Coupled with the charms of Glengarriff’s bay is its sister attraction – no less winsome – of the monarch mountain of these parts, Sliabhna-goil (i. e., “the Mountain of the Wild People”), more commonly called “Sugar Loaf.” Why it is so named is, of course, obvious to all who see it; but it is a rank departure from its original appellation.

This mountain’s taller brother Dhade (now Hungry Hill) rears itself in grim severity a little to the westward. Both are conspicuously coast-line elevations of the first rank.

Time will allow but a glance at the many beauties of this region; but the leaves of memory will press the fragments of romance, in an all-enduring fashion, to all who come immediately beneath their spell.

One legend, repeated here from a source well known, must suffice. It refers to the mountain pass of Keim-an-eigh, “the path of the deer,” through which, according to M’Carthy’s “Bridal of the Year,” and in reality, too:

“Streams go bounding in their gladness
With a Bacchanalian madness.”

M’Carthy has put the legend into elegant verse, known of all lovers of Irish song as “Alice and Una.”
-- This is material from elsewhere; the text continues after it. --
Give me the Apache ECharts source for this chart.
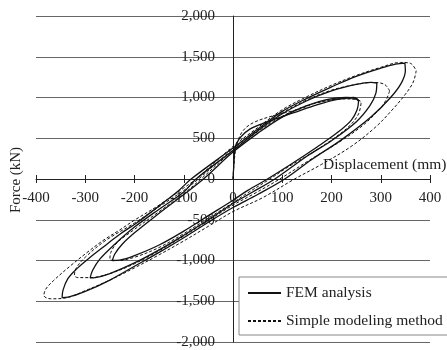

Briefly the tale runs thus: A young huntsman, Maurice by name, had all day pursued a fawn, which at evening fled for refuge —

“To a little grassy lawn —
It is safe, for gentle Alice to her saving breast hath drawn
Her almost sister fawn.”

A romantic affection then sprang up between the two humans, the hunter and the maid; and this magnet drew the youth often hither, in spite of the fact that Una, a fairy queen, was passionately enamoured of the gallant deer-chaser. One evening, as he was wending his way to see his lady fair, the moon grew dark, a great storm arose, and the lovelorn Maurice lost himself in the wood. All this was of course due to the jealous fairy in true legendary fashion. At length he falls in with a noble jet-black steed, which he mounts. This grim shape proves to be a certain dreaded Phooka (the same symbol is renowned throughout Ireland, and has been traced even to the legends of the Northmen), a genii of Una’s, who immediately rushes off with the youth through glen and valley, stream and forest, up and down the mountain sides:

“Now he rises o’er Bearhaven, where he hangeth like a raven —
Ah! Maurice, though no craven, how terrible for thee!
To see the misty shading of the mighty mountains fading,
And thy winged fire-steed wading through the clouds as through a sea!
Now he feels the earth beneath him – he is loosened – he is free,
And asleep in Keim-an-eigh.”

In his trance-dream he hears the rumble of crashing thunder. The rock opens and displays within a scene of revelry and joy, to which a page bids him welcome, and ushers him through a brilliant assemblage to the very throne of the Queen-fairy Una. She smiles graciously upon him; urges him to leave the world and all its woes to become one of her happy subjects; and promises him that, if he will but take the oath of allegiance, she herself will deign to be his bride. Spellbound by such an appeal, his lips are all but ready to utter the irrevocable vow.

“While the word is there abiding, lo! the crowd is now dividing,
And, with sweet and gentle gliding, in before him came a fawn;
It was the same that fled him, and that seemed so much to dread him,
When it down in triumph led him to Glengarriff’s grassy lawn,
When from rock to rock descending, to sweet Alice he was drawn,
As through Keim-an-eigh he hunted from the dawn.”

“The magic chain is broken – no fairy vow is spoken —
From his trance he hath awoken, and once again is free;
And gone is Una’s palace, and vain the wild steed’s malice,
And again to gentle Alice down he wends through Keim-an-eigh.
The moon is calmly shining over mountain, stream, and tree,
And the yellow sea-plants glisten through the sea.